“Prometheus Bound, Prometheus Unbound” edited by John Lauristen

Aeschylus and Percy Bysshe Shelley. “Prometheus Bound, Prometheus Unbound” (edited by John Lauristen), Pagan Press, 2011.

A Comparison

Amos Lassen

John Lauristen gives us a new look at two literary classics in his new book. It contains “Prometheus Bound” by Aeschylus and translated by Thomas Medwin and Shelley and Shelley’s own “Prometheus Unbound”. What we learn by John Lauristen is biographical and textual evidence that it was Shelley who was the primary translator of the Aeschylus drama yet it was not published until after his death. Shelley’s translation is masterful and the poet worked on it for many years. He was beset with the theme of rebellion against tyranny which is a major part of the drama as well as in Shelley’s “Prometheus” and Goethe’s.
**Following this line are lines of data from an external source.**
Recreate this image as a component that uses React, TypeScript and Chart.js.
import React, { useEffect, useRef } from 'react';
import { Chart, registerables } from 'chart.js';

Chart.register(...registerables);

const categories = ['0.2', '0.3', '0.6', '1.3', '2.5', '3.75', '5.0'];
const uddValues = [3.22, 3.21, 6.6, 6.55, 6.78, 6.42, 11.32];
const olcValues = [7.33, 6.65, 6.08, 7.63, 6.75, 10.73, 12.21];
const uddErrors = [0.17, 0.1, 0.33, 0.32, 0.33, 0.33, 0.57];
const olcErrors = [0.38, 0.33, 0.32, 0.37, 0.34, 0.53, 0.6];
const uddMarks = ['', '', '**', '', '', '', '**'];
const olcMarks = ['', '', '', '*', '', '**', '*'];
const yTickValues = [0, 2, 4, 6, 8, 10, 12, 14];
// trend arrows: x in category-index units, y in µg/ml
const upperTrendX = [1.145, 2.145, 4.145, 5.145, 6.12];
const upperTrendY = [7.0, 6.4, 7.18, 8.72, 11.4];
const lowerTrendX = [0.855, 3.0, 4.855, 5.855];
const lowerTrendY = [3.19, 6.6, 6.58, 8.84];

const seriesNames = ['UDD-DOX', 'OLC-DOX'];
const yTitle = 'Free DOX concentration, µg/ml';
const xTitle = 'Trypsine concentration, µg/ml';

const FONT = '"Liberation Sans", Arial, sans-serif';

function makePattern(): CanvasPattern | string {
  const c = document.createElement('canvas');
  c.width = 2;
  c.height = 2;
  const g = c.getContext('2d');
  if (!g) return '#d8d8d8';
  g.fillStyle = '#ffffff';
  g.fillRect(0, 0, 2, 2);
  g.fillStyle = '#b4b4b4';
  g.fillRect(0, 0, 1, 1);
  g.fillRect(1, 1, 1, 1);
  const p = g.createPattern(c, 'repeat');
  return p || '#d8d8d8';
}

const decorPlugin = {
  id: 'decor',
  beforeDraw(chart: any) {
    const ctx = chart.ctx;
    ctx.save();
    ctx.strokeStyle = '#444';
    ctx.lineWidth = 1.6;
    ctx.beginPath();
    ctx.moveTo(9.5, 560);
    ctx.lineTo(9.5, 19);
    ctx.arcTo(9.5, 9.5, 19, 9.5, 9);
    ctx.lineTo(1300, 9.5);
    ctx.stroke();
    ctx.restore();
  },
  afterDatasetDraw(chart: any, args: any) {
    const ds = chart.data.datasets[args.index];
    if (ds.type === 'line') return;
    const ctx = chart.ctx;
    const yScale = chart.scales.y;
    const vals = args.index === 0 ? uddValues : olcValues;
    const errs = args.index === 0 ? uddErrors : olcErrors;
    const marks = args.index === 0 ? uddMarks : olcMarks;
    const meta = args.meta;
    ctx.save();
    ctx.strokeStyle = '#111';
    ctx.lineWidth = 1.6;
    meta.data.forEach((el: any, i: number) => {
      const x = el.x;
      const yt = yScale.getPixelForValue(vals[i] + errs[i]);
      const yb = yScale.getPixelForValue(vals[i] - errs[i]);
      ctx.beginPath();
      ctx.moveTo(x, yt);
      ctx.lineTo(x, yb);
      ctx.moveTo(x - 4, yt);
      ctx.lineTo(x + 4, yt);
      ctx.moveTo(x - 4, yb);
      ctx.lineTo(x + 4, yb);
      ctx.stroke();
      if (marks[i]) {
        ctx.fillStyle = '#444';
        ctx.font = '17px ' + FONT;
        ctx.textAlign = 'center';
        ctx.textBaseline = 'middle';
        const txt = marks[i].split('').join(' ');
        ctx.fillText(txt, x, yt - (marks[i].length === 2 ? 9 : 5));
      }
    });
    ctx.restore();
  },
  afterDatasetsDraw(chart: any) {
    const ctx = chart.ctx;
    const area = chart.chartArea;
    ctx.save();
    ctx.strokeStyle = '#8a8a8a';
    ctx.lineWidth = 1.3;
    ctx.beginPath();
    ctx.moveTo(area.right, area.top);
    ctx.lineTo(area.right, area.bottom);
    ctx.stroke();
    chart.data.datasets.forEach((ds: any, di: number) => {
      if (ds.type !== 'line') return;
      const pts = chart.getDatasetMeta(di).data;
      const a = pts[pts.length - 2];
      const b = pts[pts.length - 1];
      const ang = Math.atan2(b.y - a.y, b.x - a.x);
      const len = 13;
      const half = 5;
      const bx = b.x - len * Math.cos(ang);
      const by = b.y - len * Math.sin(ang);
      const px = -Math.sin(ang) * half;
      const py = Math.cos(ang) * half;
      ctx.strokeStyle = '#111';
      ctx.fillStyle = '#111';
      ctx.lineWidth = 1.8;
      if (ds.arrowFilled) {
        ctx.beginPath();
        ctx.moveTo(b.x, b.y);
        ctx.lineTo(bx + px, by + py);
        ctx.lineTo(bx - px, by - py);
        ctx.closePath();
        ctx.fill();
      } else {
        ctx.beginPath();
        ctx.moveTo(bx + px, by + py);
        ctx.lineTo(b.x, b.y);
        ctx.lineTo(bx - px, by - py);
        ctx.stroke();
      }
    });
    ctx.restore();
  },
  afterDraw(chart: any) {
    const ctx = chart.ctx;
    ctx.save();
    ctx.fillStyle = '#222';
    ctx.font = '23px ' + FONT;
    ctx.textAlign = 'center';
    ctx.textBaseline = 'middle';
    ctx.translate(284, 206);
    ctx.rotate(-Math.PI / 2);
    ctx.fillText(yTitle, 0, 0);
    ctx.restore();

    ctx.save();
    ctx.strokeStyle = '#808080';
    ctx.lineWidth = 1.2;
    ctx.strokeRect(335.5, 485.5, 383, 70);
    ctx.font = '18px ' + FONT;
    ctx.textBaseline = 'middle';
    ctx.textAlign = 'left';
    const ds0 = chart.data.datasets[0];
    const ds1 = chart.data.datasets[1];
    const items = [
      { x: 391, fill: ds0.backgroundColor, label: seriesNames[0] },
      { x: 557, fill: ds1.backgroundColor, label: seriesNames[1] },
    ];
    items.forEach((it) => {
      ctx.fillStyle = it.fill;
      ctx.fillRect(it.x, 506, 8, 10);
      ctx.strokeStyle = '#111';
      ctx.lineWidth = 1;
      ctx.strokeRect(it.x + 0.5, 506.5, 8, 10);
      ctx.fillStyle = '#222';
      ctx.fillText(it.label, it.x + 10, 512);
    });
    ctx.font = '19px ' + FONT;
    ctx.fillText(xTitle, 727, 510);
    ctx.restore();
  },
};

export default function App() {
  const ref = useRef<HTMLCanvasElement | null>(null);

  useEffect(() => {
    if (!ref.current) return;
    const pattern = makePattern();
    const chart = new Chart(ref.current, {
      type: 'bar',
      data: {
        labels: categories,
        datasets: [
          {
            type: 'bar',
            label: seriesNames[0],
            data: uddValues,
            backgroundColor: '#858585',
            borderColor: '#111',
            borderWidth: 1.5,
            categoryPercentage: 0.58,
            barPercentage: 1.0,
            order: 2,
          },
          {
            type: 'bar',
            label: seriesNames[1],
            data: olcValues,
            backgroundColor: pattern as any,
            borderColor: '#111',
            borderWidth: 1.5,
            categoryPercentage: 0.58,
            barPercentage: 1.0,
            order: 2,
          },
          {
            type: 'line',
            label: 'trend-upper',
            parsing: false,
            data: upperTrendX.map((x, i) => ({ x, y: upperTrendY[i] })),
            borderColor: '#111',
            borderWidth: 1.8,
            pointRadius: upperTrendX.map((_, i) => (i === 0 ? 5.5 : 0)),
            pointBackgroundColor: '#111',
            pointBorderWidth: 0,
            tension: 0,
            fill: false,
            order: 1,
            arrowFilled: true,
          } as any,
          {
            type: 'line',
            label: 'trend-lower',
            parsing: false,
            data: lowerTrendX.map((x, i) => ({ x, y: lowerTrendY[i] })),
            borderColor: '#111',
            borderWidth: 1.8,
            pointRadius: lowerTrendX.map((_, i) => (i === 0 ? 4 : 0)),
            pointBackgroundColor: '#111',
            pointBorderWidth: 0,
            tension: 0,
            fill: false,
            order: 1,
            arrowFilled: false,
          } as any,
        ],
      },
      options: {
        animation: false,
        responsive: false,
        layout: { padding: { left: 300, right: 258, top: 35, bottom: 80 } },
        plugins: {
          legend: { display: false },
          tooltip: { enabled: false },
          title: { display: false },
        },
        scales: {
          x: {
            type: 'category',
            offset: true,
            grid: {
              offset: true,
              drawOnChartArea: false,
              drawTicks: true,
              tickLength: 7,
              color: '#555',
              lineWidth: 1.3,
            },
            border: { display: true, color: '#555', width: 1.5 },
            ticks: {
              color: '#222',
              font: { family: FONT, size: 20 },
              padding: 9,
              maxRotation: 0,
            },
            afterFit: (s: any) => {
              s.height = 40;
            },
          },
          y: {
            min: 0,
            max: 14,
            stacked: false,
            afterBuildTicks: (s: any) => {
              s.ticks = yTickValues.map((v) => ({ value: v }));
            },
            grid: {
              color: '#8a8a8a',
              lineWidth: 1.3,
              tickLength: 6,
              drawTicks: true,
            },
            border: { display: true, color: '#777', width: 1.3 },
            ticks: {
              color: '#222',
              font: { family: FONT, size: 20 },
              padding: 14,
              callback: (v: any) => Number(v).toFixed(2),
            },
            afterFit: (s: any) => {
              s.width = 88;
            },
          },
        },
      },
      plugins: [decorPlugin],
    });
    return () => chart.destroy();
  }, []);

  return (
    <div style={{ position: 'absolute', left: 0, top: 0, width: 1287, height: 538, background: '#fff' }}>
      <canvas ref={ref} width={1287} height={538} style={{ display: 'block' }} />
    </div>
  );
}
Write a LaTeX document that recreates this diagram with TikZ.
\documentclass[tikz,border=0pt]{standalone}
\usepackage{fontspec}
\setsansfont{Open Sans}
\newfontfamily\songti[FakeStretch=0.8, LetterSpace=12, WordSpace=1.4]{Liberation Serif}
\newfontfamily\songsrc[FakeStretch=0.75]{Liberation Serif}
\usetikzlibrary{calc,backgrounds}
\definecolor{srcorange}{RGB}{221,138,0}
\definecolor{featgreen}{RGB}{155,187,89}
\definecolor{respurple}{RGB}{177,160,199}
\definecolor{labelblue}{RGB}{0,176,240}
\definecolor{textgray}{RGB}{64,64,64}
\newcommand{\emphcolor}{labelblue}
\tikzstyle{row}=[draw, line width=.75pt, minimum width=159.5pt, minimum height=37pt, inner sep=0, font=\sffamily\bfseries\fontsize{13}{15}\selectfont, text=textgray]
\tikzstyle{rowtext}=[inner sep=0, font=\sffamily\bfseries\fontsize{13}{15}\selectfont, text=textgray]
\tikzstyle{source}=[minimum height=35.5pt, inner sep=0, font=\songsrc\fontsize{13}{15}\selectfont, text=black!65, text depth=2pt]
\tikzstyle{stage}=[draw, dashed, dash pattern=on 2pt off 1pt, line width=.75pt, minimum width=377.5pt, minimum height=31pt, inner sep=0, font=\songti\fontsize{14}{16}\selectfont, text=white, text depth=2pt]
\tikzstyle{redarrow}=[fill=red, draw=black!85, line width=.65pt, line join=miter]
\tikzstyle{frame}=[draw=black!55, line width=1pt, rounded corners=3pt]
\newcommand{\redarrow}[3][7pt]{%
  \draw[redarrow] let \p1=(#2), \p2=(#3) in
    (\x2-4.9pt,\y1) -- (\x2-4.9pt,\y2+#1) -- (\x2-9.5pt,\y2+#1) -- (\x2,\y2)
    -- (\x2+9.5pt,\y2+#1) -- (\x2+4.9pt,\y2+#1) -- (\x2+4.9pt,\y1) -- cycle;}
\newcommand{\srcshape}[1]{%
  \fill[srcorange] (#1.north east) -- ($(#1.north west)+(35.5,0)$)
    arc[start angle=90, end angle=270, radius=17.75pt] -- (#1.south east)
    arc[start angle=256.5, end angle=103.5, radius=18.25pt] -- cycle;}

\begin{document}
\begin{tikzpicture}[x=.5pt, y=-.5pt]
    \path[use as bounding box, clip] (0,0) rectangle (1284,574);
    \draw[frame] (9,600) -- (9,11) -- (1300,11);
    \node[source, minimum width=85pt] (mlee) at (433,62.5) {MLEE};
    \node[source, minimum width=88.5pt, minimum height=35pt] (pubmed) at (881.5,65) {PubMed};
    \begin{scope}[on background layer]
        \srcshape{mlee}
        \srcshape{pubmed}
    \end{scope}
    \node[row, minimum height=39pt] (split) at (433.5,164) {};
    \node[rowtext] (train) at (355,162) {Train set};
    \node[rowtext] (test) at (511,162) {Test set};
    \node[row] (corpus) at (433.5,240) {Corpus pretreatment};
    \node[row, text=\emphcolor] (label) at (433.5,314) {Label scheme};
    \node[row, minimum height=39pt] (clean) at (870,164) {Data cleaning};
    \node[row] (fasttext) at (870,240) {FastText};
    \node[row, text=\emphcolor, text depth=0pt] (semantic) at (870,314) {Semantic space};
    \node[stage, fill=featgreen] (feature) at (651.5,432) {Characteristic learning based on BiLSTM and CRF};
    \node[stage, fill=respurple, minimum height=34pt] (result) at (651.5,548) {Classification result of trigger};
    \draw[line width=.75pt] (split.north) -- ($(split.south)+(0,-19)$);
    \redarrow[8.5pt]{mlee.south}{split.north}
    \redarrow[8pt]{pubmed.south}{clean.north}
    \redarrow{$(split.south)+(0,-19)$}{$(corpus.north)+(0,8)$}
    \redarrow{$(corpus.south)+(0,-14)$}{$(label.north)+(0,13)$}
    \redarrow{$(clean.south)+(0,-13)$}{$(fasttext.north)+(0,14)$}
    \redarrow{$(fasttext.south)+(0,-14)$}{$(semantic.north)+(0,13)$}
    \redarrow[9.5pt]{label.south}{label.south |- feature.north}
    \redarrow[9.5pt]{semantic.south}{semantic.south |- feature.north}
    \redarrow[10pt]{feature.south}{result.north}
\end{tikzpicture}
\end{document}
He then goes to do a comparison between the Aeschylus work and Shelley’s “Prometheus Unbound”. We all are aware that Shelley was master of the sonnet and he was also master of more verse forms than any other poet in the English language. Shelley was also a master of poetic dialogue. Lauristen maintains that the Shelley/Medwin translation (names intentionally reversed) of “Prometheus Bound” is a forgotten text yet it is the best suited for stage performance. Also included in this volume are looks at “Prometheus Unbound” by John Addington Symonds and the poem “Prometheus” by Johann Wolfgang von Goethe, newly translated from the German.